I complain about the tilted media also, though the tilt I object to most is the one toward the corporate-defined mainstream. Still, I don’t think there’s any alternative to filtering news through one lens or another. And I’m not so sure that’s entirely a bad thing.
Jurkowitz adds this:
Thomas Patterson, a professor of government and the press at Harvard’s Shorenstein Center, has characterized this phenomenon as the ”cafeteria dimension of selecting an outlet to fit one’s own views…. If you look at how the public really cuts through information, they come at it from a values perspective.”
News is always filtered. Someone always decides what stories to cover, which aspects of those stories are important and which can be omitted, whether to take something at face value or dig further. Even an apolitical journalist makes choices based on a sense of journalistic responsibility, the public good, or some other equally value-laden objective reflecting the lives of middle-class professional journalists. And such filtering is necessary. Unfiltered news would overwhelm us, as anyone trying to make their way through the blogosphere should understand.
In the old days, competing daily newspapers presented an array of political positions. Readers in many cities could select a paper that matched their own sense of how the world worked. Of course, that sense often resulted from exposure to the media as well as from other socialization and propaganda sources. But the choice of newspaper was often a frank political choice.
Today that mainstream newspaper diversity is drastically reduced, replaced by competing cable TV and Internet sources. The range within the corporate-owned mainstream remains narrow — Fox and CNN differ in their coverage of Bush and Kerry, but both present positions that support rather than challenge the broader American status quo. The Internet offers more diverse alternatives, including many further to the left that offer what seem to me more comprehensive assessments of the world than we see on either Fox or CNN or for that matter in the New York Times, but their impact on most people is minimal to nonexistent. Citizens interested in broadening political debate and expanding dissemination of information should push to break corporate control of the mainstream media instead of simply demanding that corporate news outlets do a better job than the one they’re designed to accomplish.
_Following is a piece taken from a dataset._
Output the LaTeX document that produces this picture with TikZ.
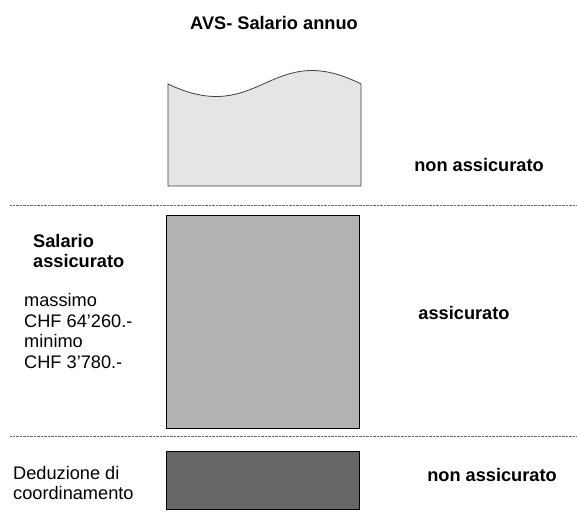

The common yearning for nonpartisan, objective, unfiltered news coverage ignores what should be clear: the ability of well-trained journalists to write without obvious bias does not mean their values don’t affect what they do. As a reader, I’d rather judge for myself how credible the reporting is, and knowing more about the reporter’s values would make my effort easier. That’s similar to how I felt as a student when I sometimes wondered how the teacher’s personal views affected the subject matter presented.
The traditional American commitment to objective journalism offers the appearance of objectivity without the impossible reality. I don’t mean to say reporters are lying to us. Good reporters know how to report factual information and I imagine most want to do a decent job. But even good reporters are affected by their sense of the world, a sense that’s never universally shared. So are their editors and publishers. The required appearance of neutrality, seemingly designed to keep the news honest, actually prevents journalists from having to consider how their own values and interests affect their work.
What I hope to read every day are reports presented honestly and fairly from a variety of perspectives: honestly acknowledging that the journalist’s own views might affect the story, and fairly acknowledging that competing views and analyses exist. I’d also like every news source to openly declare its allegiances. That would make it easier to seek out a broader range of competing views, if that’s what we really want to do.